A new assessment of countries and their likelihood of defaulting on their sovereign debt, developed by Blackrock, says Hungary is more likely to meet its debt obligations than Egypt, Portugal or Greece, but is much less likely than Croatia, Thailand or Chile.

This month Blackrock, the world's largest asset manager, released its new Sovereign Risk Index, according to which, Hungary, 6th from the bottom, is one of the ten countries most likely to default. Led by Greece, the list also includes Italy, Portugal, Turkey, Argentina, Spain, Ireland, Egypt and Venezuela.

On the other side of the spectrum are countries least likely to default on their sovereign debt, with Norway leading the group, followed by Sweden, Switzerland and Finland, Australia, Canada and Denmark.
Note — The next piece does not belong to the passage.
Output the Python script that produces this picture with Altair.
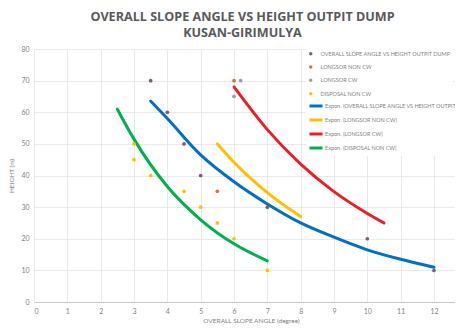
import altair as alt
import pandas as pd

# ---- scatter series ----
s_overall = "OVERALL SLOPE ANGLE VS HEIGHT OUTPIT DUMP"
s_lnc = "LONGSOR NON CW"
s_lcw = "LONGSOR CW"
s_disp = "DISPOSAL NON CW"
point_series = [s_overall, s_lnc, s_lcw, s_disp]
point_colors = ["#7D5A80", "#E0713A", "#A39AAE", "#FFC000"]

x_overall = [3.5, 4, 4.5, 5, 7, 10, 12]
y_overall = [70, 60, 50, 40, 30, 20, 10]
x_lnc = [6, 5.5]
y_lnc = [70, 35]
x_lcw = [6.2, 6]
y_lcw = [70, 65]
x_disp = [3, 3, 3.5, 4.5, 5, 5.5, 6, 7]
y_disp = [50, 45, 40, 35, 30, 25, 20, 10]

# ---- exponential trendlines ----
t_overall = "Expon. (OVERALL SLOPE ANGLE VS HEIGHT OUTPIT DUMP)"
t_lnc = "Expon. (LONGSOR NON CW)"
t_lcw = "Expon. (LONGSOR CW)"
t_disp = "Expon. (DISPOSAL NON CW)"
line_series = [t_overall, t_lnc, t_lcw, t_disp]
line_colors = ["#0070C0", "#FFC000", "#E8202A", "#00B050"]

tx_overall = [3.5, 4, 5, 6, 7, 8, 9, 10, 11, 12]
ty_overall = [63.5, 58, 46.5, 38, 31, 25, 20.5, 16.5, 13.5, 11]
tx_lnc = [5.5, 6, 7, 8]
ty_lnc = [50, 44.2, 34.6, 27]
tx_lcw = [6, 7, 8, 9, 10, 10.5]
ty_lcw = [68, 54.5, 43.6, 34.9, 28, 25]
tx_disp = [2.5, 3, 4, 5, 6, 7]
ty_disp = [61, 51.5, 36.5, 26, 18.4, 13]

x_ticks = list(range(0, 13))
y_ticks = list(range(0, 81, 10))

pts = pd.concat([
    pd.DataFrame({"x": x_overall, "y": y_overall, "s": s_overall}),
    pd.DataFrame({"x": x_lnc, "y": y_lnc, "s": s_lnc}),
    pd.DataFrame({"x": x_lcw, "y": y_lcw, "s": s_lcw}),
    pd.DataFrame({"x": x_disp, "y": y_disp, "s": s_disp}),
])
lines = pd.concat([
    pd.DataFrame({"x": tx_overall, "y": ty_overall, "s": t_overall}),
    pd.DataFrame({"x": tx_lnc, "y": ty_lnc, "s": t_lnc}),
    pd.DataFrame({"x": tx_lcw, "y": ty_lcw, "s": t_lcw}),
    pd.DataFrame({"x": tx_disp, "y": ty_disp, "s": t_disp}),
])

FONT = "Lato"
GREY = "#7F7F7F"

xenc = alt.X("x:Q", scale=alt.Scale(domain=[0, 12.63], nice=False),
             axis=alt.Axis(values=x_ticks, title="OVERALL SLOPE ANGLE (degree)",
                           titleX=217, titlePadding=3))
yenc = alt.Y("y:Q", scale=alt.Scale(domain=[0, 80], nice=False),
             axis=alt.Axis(values=y_ticks, title="HEIGHT (m)", titlePadding=6))

line_layer = alt.Chart(lines).mark_line(strokeWidth=3, strokeCap="round", interpolate="monotone").encode(
    x=xenc, y=yenc,
    stroke=alt.Stroke("s:N", scale=alt.Scale(domain=line_series, range=line_colors),
                      legend=alt.Legend(title=None, orient="none", legendX=272, legendY=47,
                                        symbolType="stroke", symbolSize=169, symbolStrokeWidth=3,
                                        labelFontSize=5.5, labelColor=GREY, labelFont=FONT,
                                        rowPadding=0, labelOffset=1, labelLimit=200,
                                        fillColor="white", padding=2)),
    detail="s:N",
    order=alt.Order("x:Q"),
)

point_layer = alt.Chart(pts).mark_circle(size=14, opacity=1).encode(
    x=xenc, y=yenc,
    fill=alt.Fill("s:N", scale=alt.Scale(domain=point_series, range=point_colors),
                  legend=alt.Legend(title=None, orient="none", legendX=272, legendY=0,
                                    symbolType="circle", symbolSize=12,
                                    labelFontSize=5.5, labelColor=GREY, labelFont=FONT,
                                    rowPadding=6.3, labelOffset=7, labelLimit=200,
                                    fillColor="white", padding=2)),
)

chart = alt.layer(line_layer, point_layer).resolve_scale(fill="independent", stroke="independent").properties(
    width=421, height=253,
    autosize=alt.AutoSizeParams(type="none"),
    padding={"left": 26, "top": 41, "right": 0, "bottom": 27},
    title=alt.TitleParams(text=["OVERALL SLOPE ANGLE VS HEIGHT OUTPIT DUMP", "KUSAN-GIRIMULYA"],
                          font="Open Sans", fontSize=12.6, fontWeight="bold", color="#595959",
                          anchor="middle", lineHeight=16.5, offset=5, dx=-2),
).configure_view(stroke=None).configure_axis(
    grid=True, gridColor="#E3E3E3", gridWidth=0.8, ticks=False,
    labelFont=FONT, labelFontSize=7, labelColor=GREY, labelPadding=5,
    titleFont=FONT, titleFontSize=6.5, titleColor=GREY, titleFontWeight="normal",
    domain=False,
).configure_axisX(domain=True, domainColor="#C8C8C8", domainWidth=1)

chart.save("out.html", embed_options={"renderer": "svg", "actions": False})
When explaining the need for such index, Blackrock highlighted the fact that some market participants have gravitated toward simple measures of credit quality, such as the government debt/gross domestic product ratio, to guide their investment decisions.

However, these measures only tell part of the story, says the Blackrock Investment Institute in its publication. There are other factors, such as reserve-currency status or trend growth rates, which are equally important in assessing the vulnerability of debt to a credit event.

The index is based on four broad categories: fiscal space, external finance position, financial sector health and willingness to pay, weighting 40%, 20%, 10% and 30% of the measurements respectively.